Requirements -
Omit the pictures and print exactly the lines of the listing below, starting at the first and ending at the line containing "plt.rcParams['font.family'] = ['Liberation".
** START **
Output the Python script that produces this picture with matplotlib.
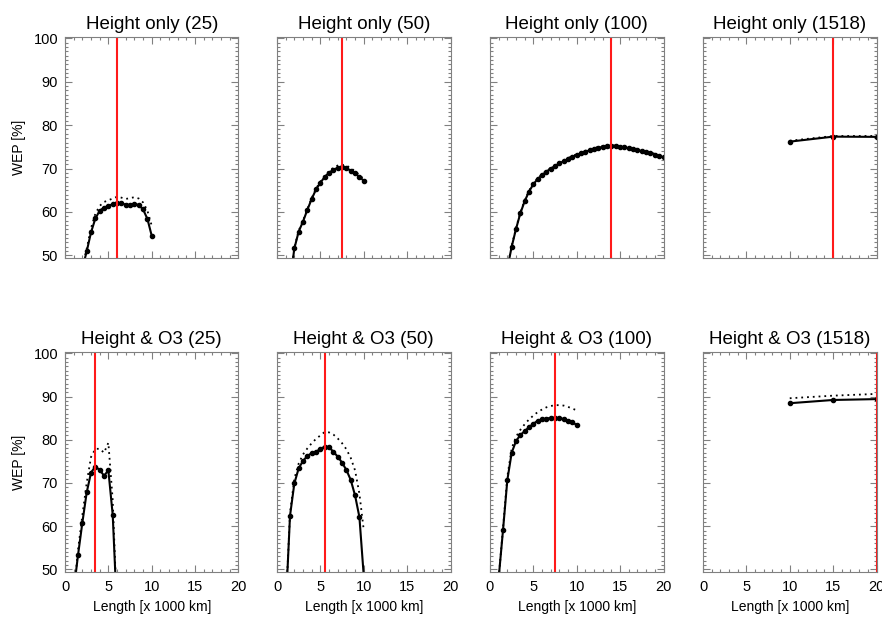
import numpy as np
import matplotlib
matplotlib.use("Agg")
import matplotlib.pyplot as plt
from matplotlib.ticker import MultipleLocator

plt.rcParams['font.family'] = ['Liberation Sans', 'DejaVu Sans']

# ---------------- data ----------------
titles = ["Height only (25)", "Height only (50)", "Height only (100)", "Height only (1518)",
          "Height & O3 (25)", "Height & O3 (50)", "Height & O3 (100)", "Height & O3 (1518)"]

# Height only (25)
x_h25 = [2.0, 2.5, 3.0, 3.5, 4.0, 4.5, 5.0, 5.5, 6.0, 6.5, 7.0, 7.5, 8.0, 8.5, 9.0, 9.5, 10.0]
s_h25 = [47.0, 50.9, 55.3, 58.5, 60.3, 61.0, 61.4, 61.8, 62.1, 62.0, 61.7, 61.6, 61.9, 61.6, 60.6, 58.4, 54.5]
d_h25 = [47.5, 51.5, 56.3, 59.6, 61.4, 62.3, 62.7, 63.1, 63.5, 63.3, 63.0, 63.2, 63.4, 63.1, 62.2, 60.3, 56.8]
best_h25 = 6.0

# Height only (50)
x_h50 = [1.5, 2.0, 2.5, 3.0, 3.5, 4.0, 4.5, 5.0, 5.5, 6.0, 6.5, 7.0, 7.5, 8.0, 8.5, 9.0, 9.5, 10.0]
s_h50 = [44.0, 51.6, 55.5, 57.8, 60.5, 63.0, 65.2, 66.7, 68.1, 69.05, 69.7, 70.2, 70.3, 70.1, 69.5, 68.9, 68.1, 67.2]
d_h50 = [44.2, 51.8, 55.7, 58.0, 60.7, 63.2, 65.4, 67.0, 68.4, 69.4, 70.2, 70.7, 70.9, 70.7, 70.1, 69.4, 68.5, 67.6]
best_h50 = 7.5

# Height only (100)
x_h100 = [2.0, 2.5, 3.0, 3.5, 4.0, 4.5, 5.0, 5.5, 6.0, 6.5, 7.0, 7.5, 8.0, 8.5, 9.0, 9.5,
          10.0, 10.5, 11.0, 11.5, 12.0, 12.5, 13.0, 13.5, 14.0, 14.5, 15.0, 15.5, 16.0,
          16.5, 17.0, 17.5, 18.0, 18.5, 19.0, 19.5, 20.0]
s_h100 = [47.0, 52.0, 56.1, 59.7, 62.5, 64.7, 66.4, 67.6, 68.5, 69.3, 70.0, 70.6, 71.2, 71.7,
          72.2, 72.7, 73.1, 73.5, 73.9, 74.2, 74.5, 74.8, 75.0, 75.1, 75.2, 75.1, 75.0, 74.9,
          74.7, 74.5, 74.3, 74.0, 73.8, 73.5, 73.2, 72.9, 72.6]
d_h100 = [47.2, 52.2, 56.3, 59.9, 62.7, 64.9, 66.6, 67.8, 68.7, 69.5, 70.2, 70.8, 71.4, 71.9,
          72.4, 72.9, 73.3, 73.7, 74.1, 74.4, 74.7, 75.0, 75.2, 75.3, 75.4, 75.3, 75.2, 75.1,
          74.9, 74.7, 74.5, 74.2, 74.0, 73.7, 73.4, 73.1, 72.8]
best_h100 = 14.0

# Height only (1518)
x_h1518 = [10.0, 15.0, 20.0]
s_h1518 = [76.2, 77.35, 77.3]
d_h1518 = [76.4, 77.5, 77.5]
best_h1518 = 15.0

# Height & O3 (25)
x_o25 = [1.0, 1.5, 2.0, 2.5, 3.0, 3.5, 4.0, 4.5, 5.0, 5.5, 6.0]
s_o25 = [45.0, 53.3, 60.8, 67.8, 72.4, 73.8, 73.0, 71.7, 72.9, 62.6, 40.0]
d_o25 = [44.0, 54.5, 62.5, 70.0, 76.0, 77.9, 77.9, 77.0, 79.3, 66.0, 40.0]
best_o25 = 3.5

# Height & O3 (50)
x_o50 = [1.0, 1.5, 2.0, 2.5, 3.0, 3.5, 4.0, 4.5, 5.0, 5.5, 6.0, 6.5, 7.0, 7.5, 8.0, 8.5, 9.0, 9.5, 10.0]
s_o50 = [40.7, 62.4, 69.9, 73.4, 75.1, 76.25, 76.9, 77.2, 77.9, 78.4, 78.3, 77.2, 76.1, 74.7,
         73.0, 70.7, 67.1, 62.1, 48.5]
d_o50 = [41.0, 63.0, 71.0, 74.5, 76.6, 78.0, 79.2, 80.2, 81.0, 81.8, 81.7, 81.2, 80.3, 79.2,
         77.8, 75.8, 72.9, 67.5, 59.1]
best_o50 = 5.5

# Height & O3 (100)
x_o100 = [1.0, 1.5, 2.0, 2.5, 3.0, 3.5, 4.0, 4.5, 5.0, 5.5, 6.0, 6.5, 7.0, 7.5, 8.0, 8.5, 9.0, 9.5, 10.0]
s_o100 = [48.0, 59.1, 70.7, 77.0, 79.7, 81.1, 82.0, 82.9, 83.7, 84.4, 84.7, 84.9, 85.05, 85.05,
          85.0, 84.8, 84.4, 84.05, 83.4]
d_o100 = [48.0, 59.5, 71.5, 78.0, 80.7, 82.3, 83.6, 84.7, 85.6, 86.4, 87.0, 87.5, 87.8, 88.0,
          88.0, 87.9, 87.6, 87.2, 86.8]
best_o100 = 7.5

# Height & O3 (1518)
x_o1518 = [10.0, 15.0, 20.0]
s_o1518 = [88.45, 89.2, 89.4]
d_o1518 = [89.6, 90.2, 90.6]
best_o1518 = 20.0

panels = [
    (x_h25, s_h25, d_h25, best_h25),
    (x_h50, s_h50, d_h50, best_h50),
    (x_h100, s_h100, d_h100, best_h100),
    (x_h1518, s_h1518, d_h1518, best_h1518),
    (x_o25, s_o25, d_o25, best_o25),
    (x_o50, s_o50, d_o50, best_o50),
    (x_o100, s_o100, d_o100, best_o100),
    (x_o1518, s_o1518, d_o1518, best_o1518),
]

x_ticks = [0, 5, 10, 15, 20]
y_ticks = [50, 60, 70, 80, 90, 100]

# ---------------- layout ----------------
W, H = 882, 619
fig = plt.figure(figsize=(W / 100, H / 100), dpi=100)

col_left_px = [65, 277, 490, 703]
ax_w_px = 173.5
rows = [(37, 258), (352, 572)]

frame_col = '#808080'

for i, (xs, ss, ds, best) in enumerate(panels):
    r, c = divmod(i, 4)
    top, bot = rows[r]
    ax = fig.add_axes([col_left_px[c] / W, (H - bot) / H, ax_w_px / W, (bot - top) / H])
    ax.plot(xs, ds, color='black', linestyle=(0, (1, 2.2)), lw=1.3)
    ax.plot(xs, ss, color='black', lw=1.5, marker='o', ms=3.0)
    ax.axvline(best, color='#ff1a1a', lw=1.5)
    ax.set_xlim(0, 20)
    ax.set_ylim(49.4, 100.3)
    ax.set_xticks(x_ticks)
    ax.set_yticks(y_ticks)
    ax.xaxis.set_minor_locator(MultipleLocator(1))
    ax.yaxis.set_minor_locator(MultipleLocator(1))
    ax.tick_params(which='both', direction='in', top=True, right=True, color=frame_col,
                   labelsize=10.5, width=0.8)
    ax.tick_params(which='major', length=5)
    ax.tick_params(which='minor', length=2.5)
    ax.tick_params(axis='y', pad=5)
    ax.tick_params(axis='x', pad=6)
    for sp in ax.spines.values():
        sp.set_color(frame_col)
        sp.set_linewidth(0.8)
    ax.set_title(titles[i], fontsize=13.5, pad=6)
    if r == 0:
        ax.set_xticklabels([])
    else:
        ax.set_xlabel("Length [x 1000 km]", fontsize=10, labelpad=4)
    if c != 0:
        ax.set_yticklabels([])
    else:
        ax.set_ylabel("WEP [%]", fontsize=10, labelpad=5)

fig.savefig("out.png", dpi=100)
** END **
Answer -
Output the Python script that produces this picture with matplotlib.
import numpy as np
import matplotlib
matplotlib.use("Agg")
import matplotlib.pyplot as plt
from matplotlib.ticker import MultipleLocator

plt.rcParams['font.family'] = ['Liberation Sans', 'DejaVu Sans']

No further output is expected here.